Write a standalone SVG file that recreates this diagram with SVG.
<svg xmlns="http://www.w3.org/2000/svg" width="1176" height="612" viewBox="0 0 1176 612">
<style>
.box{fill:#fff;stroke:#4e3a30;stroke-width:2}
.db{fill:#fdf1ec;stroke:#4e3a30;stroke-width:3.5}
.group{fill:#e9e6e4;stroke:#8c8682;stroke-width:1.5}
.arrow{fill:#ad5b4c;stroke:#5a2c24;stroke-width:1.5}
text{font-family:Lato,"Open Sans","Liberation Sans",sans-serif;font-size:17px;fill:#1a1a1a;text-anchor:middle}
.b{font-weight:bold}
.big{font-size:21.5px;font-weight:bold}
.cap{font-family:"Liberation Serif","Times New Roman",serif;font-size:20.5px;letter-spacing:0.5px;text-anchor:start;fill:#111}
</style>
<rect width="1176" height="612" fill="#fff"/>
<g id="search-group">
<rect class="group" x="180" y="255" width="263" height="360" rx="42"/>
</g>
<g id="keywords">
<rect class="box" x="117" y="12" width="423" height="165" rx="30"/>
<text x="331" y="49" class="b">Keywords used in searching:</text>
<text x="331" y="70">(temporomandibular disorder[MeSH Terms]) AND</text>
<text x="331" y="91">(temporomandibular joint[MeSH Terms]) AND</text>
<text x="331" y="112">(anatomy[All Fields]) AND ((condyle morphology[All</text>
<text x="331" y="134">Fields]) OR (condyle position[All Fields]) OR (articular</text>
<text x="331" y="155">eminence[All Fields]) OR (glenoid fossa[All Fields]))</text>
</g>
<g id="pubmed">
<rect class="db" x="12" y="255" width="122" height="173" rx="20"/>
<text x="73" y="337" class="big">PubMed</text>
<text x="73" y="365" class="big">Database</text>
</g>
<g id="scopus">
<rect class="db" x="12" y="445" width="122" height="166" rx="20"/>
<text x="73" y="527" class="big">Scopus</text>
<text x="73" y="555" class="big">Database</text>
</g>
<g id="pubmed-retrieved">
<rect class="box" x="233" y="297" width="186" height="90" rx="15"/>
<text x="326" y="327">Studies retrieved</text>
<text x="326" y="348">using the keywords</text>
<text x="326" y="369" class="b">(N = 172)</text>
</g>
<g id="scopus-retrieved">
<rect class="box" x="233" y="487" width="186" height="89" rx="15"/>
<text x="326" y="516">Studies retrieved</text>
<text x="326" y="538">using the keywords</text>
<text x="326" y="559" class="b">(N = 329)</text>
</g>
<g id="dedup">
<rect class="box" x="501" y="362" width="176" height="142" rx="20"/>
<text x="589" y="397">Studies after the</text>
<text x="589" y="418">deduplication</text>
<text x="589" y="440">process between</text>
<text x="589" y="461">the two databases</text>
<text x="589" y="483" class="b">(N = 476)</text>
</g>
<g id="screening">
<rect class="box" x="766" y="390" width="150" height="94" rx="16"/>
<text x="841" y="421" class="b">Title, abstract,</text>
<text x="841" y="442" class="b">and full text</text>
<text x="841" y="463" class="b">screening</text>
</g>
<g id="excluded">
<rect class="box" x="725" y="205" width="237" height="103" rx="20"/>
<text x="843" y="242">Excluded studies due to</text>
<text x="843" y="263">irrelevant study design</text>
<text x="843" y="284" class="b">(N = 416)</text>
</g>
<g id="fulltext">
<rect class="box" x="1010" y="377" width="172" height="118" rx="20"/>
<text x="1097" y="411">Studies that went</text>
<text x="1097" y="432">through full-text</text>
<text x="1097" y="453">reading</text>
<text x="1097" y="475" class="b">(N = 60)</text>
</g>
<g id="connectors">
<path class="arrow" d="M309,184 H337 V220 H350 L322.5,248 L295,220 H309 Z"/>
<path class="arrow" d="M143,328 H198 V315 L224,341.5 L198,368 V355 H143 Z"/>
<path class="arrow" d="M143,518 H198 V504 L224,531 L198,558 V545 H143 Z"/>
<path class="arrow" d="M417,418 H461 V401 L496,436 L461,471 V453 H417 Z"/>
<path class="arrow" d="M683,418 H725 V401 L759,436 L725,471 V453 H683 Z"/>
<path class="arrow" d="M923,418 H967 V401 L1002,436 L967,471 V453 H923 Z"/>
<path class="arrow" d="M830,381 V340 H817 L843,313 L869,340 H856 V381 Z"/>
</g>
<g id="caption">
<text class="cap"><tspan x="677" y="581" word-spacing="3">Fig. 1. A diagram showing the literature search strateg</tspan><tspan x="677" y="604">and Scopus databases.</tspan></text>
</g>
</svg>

Exercise goal: Return every line of the material exactly.

Result for this task:
Write a standalone SVG file that recreates this diagram with SVG.
<svg xmlns="http://www.w3.org/2000/svg" width="1176" height="612" viewBox="0 0 1176 612">
<style>
.box{fill:#fff;stroke:#4e3a30;stroke-width:2}
.db{fill:#fdf1ec;stroke:#4e3a30;stroke-width:3.5}
.group{fill:#e9e6e4;stroke:#8c8682;stroke-width:1.5}
.arrow{fill:#ad5b4c;stroke:#5a2c24;stroke-width:1.5}
text{font-family:Lato,"Open Sans","Liberation Sans",sans-serif;font-size:17px;fill:#1a1a1a;text-anchor:middle}
.b{font-weight:bold}
.big{font-size:21.5px;font-weight:bold}
.cap{font-family:"Liberation Serif","Times New Roman",serif;font-size:20.5px;letter-spacing:0.5px;text-anchor:start;fill:#111}
</style>
<rect width="1176" height="612" fill="#fff"/>
<g id="search-group">
<rect class="group" x="180" y="255" width="263" height="360" rx="42"/>
</g>
<g id="keywords">
<rect class="box" x="117" y="12" width="423" height="165" rx="30"/>
<text x="331" y="49" class="b">Keywords used in searching:</text>
<text x="331" y="70">(temporomandibular disorder[MeSH Terms]) AND</text>
<text x="331" y="91">(temporomandibular joint[MeSH Terms]) AND</text>
<text x="331" y="112">(anatomy[All Fields]) AND ((condyle morphology[All</text>
<text x="331" y="134">Fields]) OR (condyle position[All Fields]) OR (articular</text>
<text x="331" y="155">eminence[All Fields]) OR (glenoid fossa[All Fields]))</text>
</g>
<g id="pubmed">
<rect class="db" x="12" y="255" width="122" height="173" rx="20"/>
<text x="73" y="337" class="big">PubMed</text>
<text x="73" y="365" class="big">Database</text>
</g>
<g id="scopus">
<rect class="db" x="12" y="445" width="122" height="166" rx="20"/>
<text x="73" y="527" class="big">Scopus</text>
<text x="73" y="555" class="big">Database</text>
</g>
<g id="pubmed-retrieved">
<rect class="box" x="233" y="297" width="186" height="90" rx="15"/>
<text x="326" y="327">Studies retrieved</text>
<text x="326" y="348">using the keywords</text>
<text x="326" y="369" class="b">(N = 172)</text>
</g>
<g id="scopus-retrieved">
<rect class="box" x="233" y="487" width="186" height="89" rx="15"/>
<text x="326" y="516">Studies retrieved</text>
<text x="326" y="538">using the keywords</text>
<text x="326" y="559" class="b">(N = 329)</text>
</g>
<g id="dedup">
<rect class="box" x="501" y="362" width="176" height="142" rx="20"/>
<text x="589" y="397">Studies after the</text>
<text x="589" y="418">deduplication</text>
<text x="589" y="440">process between</text>
<text x="589" y="461">the two databases</text>
<text x="589" y="483" class="b">(N = 476)</text>
</g>
<g id="screening">
<rect class="box" x="766" y="390" width="150" height="94" rx="16"/>
<text x="841" y="421" class="b">Title, abstract,</text>
<text x="841" y="442" class="b">and full text</text>
<text x="841" y="463" class="b">screening</text>
</g>
<g id="excluded">
<rect class="box" x="725" y="205" width="237" height="103" rx="20"/>
<text x="843" y="242">Excluded studies due to</text>
<text x="843" y="263">irrelevant study design</text>
<text x="843" y="284" class="b">(N = 416)</text>
</g>
<g id="fulltext">
<rect class="box" x="1010" y="377" width="172" height="118" rx="20"/>
<text x="1097" y="411">Studies that went</text>
<text x="1097" y="432">through full-text</text>
<text x="1097" y="453">reading</text>
<text x="1097" y="475" class="b">(N = 60)</text>
</g>
<g id="connectors">
<path class="arrow" d="M309,184 H337 V220 H350 L322.5,248 L295,220 H309 Z"/>
<path class="arrow" d="M143,328 H198 V315 L224,341.5 L198,368 V355 H143 Z"/>
<path class="arrow" d="M143,518 H198 V504 L224,531 L198,558 V545 H143 Z"/>
<path class="arrow" d="M417,418 H461 V401 L496,436 L461,471 V453 H417 Z"/>
<path class="arrow" d="M683,418 H725 V401 L759,436 L725,471 V453 H683 Z"/>
<path class="arrow" d="M923,418 H967 V401 L1002,436 L967,471 V453 H923 Z"/>
<path class="arrow" d="M830,381 V340 H817 L843,313 L869,340 H856 V381 Z"/>
</g>
<g id="caption">
<text class="cap"><tspan x="677" y="581" word-spacing="3">Fig. 1. A diagram showing the literature search strateg</tspan><tspan x="677" y="604">and Scopus databases.</tspan></text>
</g>
</svg>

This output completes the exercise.